The surest way to serialize it is to create a private single-thread “pool”. This will also have the effect of serializing any other rayon access within your iterator, for example calling rayon::join directly or nested parallel iterators. Something like:

fn maybe_parallel<T, F>(use_threads: bool, f: F) -> T
    where T: Send,
        F: FnOnce() -> T + Send,
{
    if use_threads {
        // running directly will let it use the current thread pool
        f()
    } else {
        // run it in a single-threaded "pool"
        let pool = rayon::ThreadPoolBuilder::new().num_threads(1).build().unwrap();
        pool.install(f)
    }
}

Or if you don’t mind having a global effect on the program, you could just call this once:

rayon::ThreadPoolBuilder::new().num_threads(1).build_global().unwrap();

#3

I thought rayon will just create a number of threads depending on your cpu, and then execute its stuff in a work stealing fashion using threads from the global pool?
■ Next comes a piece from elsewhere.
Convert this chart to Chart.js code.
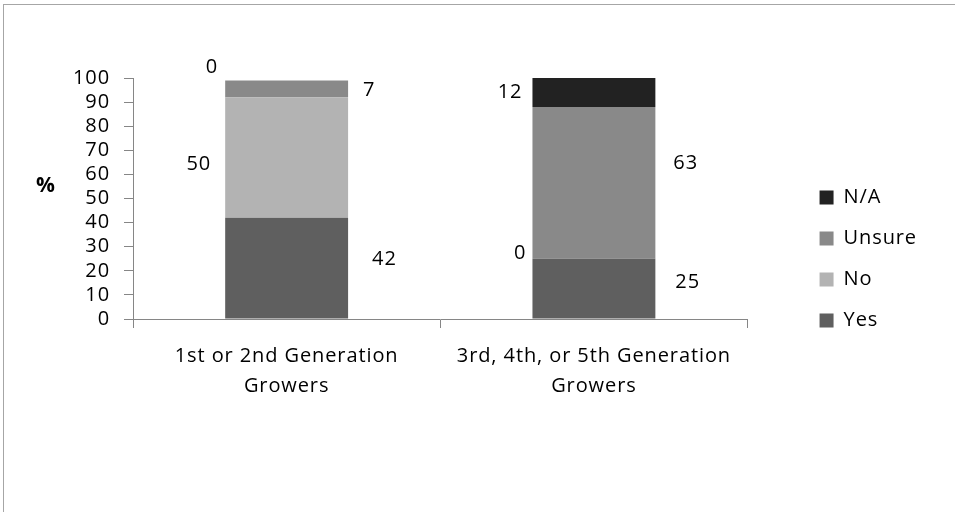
<!DOCTYPE html>
<html>
<head>
<meta charset="utf-8">
<script src="https://cdn.jsdelivr.net/npm/chart.js@4"></script>
<style>
    html, body { margin: 0; padding: 0; background: #fff; }
    #wrap {
        position: absolute; left: 3px; top: 4px; width: 952px; height: 508px;
        border-left: 1px solid #a6a6a6; border-top: 1px solid #a6a6a6;
    }
    #box { position: absolute; left: 0; top: 0; width: 955px; height: 512px; }
</style>
</head>
<body>
<div id="wrap"></div>
<div id="box"><canvas id="myChart"></canvas></div>
<script>
// ----------------------------
// data
// ----------------------------
const categories = [['1st or 2nd Generation', 'Growers'], ['3rd, 4th, or 5th Generation', 'Growers']];
const yesValues = [42, 25];
const noValues = [50, 0];
const unsureValues = [7, 63];
const naValues = [0, 12];
const yTicks = [0, 10, 20, 30, 40, 50, 60, 70, 80, 90, 100];

const FONT = 'Open Sans';
const FS = 20;
const SPACING = '0.9px'; // reference text is wide, so spread the letters a bit

// label placement per series: [gap from bar edge (+ right / - left), dy from segment centre]
const labelPlace = {
    Yes: [[24, -9], [20, -6]],
    No: [[-14, 7], [-6, -5]],
    Unsure: [[15, 1], [18, -20]],
    'N/A': [[-7, -13], [-10, 0]]
};

const wideText = {
    id: 'wideText',
    beforeLayout(chart) { chart.ctx.letterSpacing = SPACING; },
    beforeDraw(chart) { chart.ctx.letterSpacing = SPACING; }
};

const valueLabels = {
    id: 'valueLabels',
    afterDatasetsDraw(chart) {
        const c = chart.ctx;
        c.save();
        c.font = `${FS}px "${FONT}"`;
        c.fillStyle = '#000';
        c.textBaseline = 'middle';
        chart.data.datasets.forEach((ds, i) => {
            const meta = chart.getDatasetMeta(i);
            meta.data.forEach((bar, j) => {
                const p = labelPlace[ds.label][j];
                const half = bar.width / 2;
                const cy = (bar.y + bar.base) / 2 + p[1];
                if (p[0] > 0) {
                    c.textAlign = 'left';
                    c.fillText(String(ds.data[j]), bar.x + half + p[0], cy);
                } else {
                    c.textAlign = 'right';
                    c.fillText(String(ds.data[j]), bar.x - half + p[0], cy);
                }
            });
        });
        c.restore();
    }
};

const percentTitle = {
    id: 'percentTitle',
    afterDraw(chart) {
        const c = chart.ctx;
        const a = chart.chartArea;
        c.save();
        c.font = `bold ${FS + 1}px "${FONT}"`;
        c.fillStyle = '#000';
        c.textAlign = 'center';
        c.textBaseline = 'middle';
        c.fillText('%', 46, (a.top + a.bottom) / 2 - 12);
        c.restore();
    }
};

const ctx = document.getElementById('myChart').getContext('2d');
const chart = new Chart(ctx, {
    type: 'bar',
    data: {
        labels: categories,
        datasets: [
            { label: 'Yes', data: yesValues, backgroundColor: '#5f5f5f' },
            { label: 'No', data: noValues, backgroundColor: '#b3b3b3' },
            { label: 'Unsure', data: unsureValues, backgroundColor: '#898989' },
            { label: 'N/A', data: naValues, backgroundColor: '#222222' }
        ]
    },
    options: {
        responsive: true,
        maintainAspectRatio: false,
        animation: false,
        datasets: {
            bar: { categoryPercentage: 1, barPercentage: 0.4 }
        },
        layout: { padding: { left: 0, top: 78, right: 28, bottom: 72 } },
        plugins: {
            legend: {
                position: 'right',
                reverse: true,
                labels: {
                    color: '#000',
                    font: { family: FONT, size: FS },
                    boxWidth: 14,
                    boxHeight: 14,
                    padding: 21
                }
            },
            tooltip: { enabled: false }
        },
        scales: {
            x: {
                stacked: true,
                afterFit: (s) => { s.height = 121; },
                ticks: {
                    color: '#000',
                    font: { family: FONT, size: FS, lineHeight: 1.5 },
                    padding: 13,
                    maxRotation: 0
                },
                grid: {
                    display: true,
                    drawOnChartArea: false,
                    offset: true,
                    color: '#868686',
                    tickLength: 9
                },
                border: { color: '#868686' }
            },
            y: {
                stacked: true,
                min: 0,
                max: 100,
                afterFit: (s) => { s.width = 133; },
                afterBuildTicks: (s) => { s.ticks = yTicks.map(v => ({ value: v })); },
                ticks: {
                    color: '#000',
                    font: { family: FONT, size: FS },
                    padding: 14,
                    autoSkip: false
                },
                grid: {
                    display: true,
                    drawOnChartArea: false,
                    color: '#868686',
                    tickLength: 9
                },
                border: { color: '#868686' }
            },
            y2: {
                position: 'right',
                display: true,
                afterFit: (s) => { s.width = 51; },
                ticks: { display: false },
                grid: { display: false },
                border: { display: false }
            }
        }
    },
    plugins: [wideText, valueLabels, percentTitle]
});
</script>
</body>
</html>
So deciding between non parallel and parallel iterators should not be required.


#4

Oh, for this, Rayon’s global thread pool will only be created once for the life of the process, the first time it’s used. So there aren’t really any thread “layers” as far as that goes. And if you’re already in a Rayon threadpool, global or not, then all Rayon calls will continue using that, which is how the single-threaded hack I gave would work.

This doesn’t help in competing with other threadpools like OpenMP though.


#5

Ah, of course! I vaguely remembered having read about something like that before, but when it comes to my memory, my preconceptions seem to have a tendency to win out in the long run.

That is nice because, in general, most opportunities for parallelism in my code are of the “just toss in rayon” sort. And for instance, I can be certain (at least for now) that the particular example I posted above does not have to compete with OpenMP, because the control flow is “self-contained” (in that it takes no callbacks, and does the whole computation strictly to completion), and because I know my program only ever calls the C library from single-threaded contexts. (the library is not threadsafe!)

So it would seem that technically, in this circumstance, I could probably just write par_iter, forget about configurability, and call it a day.

…but I don’t know. Something feels unclean about having parallelism hidden behind a function call. I feel like there’s something valuable about being able to explicitly see a “threading” argument in high-level code like

let splines = reticulate_splines(
    &frogs,
    &knobs,
    Threading::Parallel,
)?;

But if explicitness is all I want in such cases, then… I think I could probably just pass around a threadpool. Which makes this trick:

The surest way to serialize it is to create a private single-thread “pool”. […]

awesomely convenient.


(or on second thought, combining the solutions might result to situations where I am both installing a threadpool globally and passing it down to other functions for them to install, which is weird. So I think I’ll drop the “pass around a threadpool” bit and just use your initial suggestion in earnest)


#6

I’m still thinking if there’s any way for Rayon to provide an adapter like this for arbitrary ParallelIterator.

In the meantime, here’s an experimental wrapper that lets you be conditionally serial or parallel up front, then provides an API of some methods that are common between Iterator and ParallelIterator. It feels like this might be overkill, and I don’t even know if it works, but it at least builds… :laughing:


#7

That’s pretty clever! I didn’t think it would be possible to reduce it down to O(1) overhead for a serial iterator like that. (though in my case, I think the work items are always large enough that I am not too concerned; and besides, rayon has adaptive chunk sizes).

The level of necessary boilerplate is also surprisingly small for an abstraction over different breeds of iterators!